Ucunda ciddi hedeflerin olmadığı maçlara konsantre olmak daima zordur. 12 Dev Adam da Karadağ’ın karşısında bu negatif psikolojiyle parkeye çıktı. Nitekim Karadağ, oyunun başında millilerin mental dağınıklığını çok iyi değerlendirdi. Balkan temsilcisi, bu sekansta hem set kurgularında hem de geçiş hücumlarında peş peşe skor buldu. Cedi’nin penetreleri ve Melih’in dış atış becerisi ilk çeyreğin finaline doğru ay-yıldızlı ekibimizi ayakta tuttu.

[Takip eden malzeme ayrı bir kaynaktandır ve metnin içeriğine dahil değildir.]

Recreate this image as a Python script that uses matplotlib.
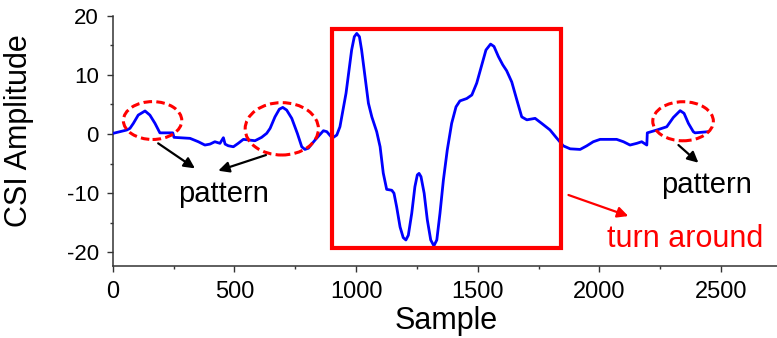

İkinci periyoda Wilbekin’in top çalmaları damga vurdu. Onun savunmadaki gayreti sayesinde hızlı hücumlardan üst üste sayı ürettik. Ne var ki gerek ikinci periyotta, gerekse üçüncü periyotta ne zaman öne geçmek adına bir ivme yakalasak yanlış pas tercihlerimiz ve savunmadaki organizasyon hatalarımız yüzünden Karadağ’ın direncini bir türlü kıramadık.
Mücadelenin son beş dakikasına kadar geride olan Türkiye, Cedi’nin ve Melih’in hücumda inisiyatif almasıyla Karadağ’ın gardını nihayet düşürdü. Furkan’ın açık sahada yakaladığı bire bir atağı smaçla bitirmesi ve Metecan’ın boyalı bölgedeki katkısı da bu bölümde Türkiye’ye can suyu verdi. Kapanışın kritik anlarında ABD önündeki korkunç faul atışı performansımızı tekrarlamayınca turnuvadaki ikinci galibiyetimize ulaştık.
Karadağ tarafında Needham’ın üçlükleri ve NBA’de kariyerini sürdüren Vucevic’in pota altı etkinliği ritmimizi bozdu. Türkiye içinse Cedi, Melih ve Wilbekin sürükleyici roldeydi ancak bana kalırsa Ersan’ın sakatlığı nedeniyle oynayamadığı ve Semih’in faul problemine girdiği çekişmede Metecan’ın aldığı sürelerin hakkını vermesi Karadağ engelini aşmakta belirleyici oldu. Anadolu Efes’in kısa forveti, bazen üç sayılık atışlarda aceleci davranarak kötü seçimler yaptı; ancak ribaunt desteği ve çember altı çevresindeki üretkenliğiyle (2 sayılık atışlarda 5/5 isabet oranı) galibiyette gözardı edilemeyecek bir konumda yer aldı.
Ersan’ın yokluğu, Semih’in erken faul sorunu yaşaması, Sertaç’ın ve Furkan’ın talihsiz sakatlıkları düşünüldüğünde Türkiye’nin uzun süre geride olduğu Karadağ’a üstünlük sağlaması asla hafife alınmamalı. Ne var ki bu sonuç bizi gerçeklerden kopuk bir tür Polyannacılığa da sürüklememeli. Turnuvanın başından itibaren maç içinde çok fazla duygusal iniş çıkış yaşıyoruz ve bu zihinsel gelgitler özellikle hücumdaki dengemizi çok olumsuz etkiliyor. Ayrıca savunma ribauntlarında da daha dikkatli alan paylaşımı yapmamız, rakip uzunlara ikinci, hatta üçüncü fırsatları tanımamamız gerekiyor.
Yarın haka dansıyla meşhur Yeni Zelanda’yla çarpışacağız. 12 Dev Adam’ın Okyanusya ülkesinin sert oyun karakterine göstereceği reaksiyonun derecesi, olimpiyat elemeleriyle ilgili geleceğini tayin edecek. 2020’deki oyunlara dair bir umut belirtisi varsa sonuna dek onun peşinden gitmek şu aşamada 12 Dev Adam için en gerçekçi amaç elbette.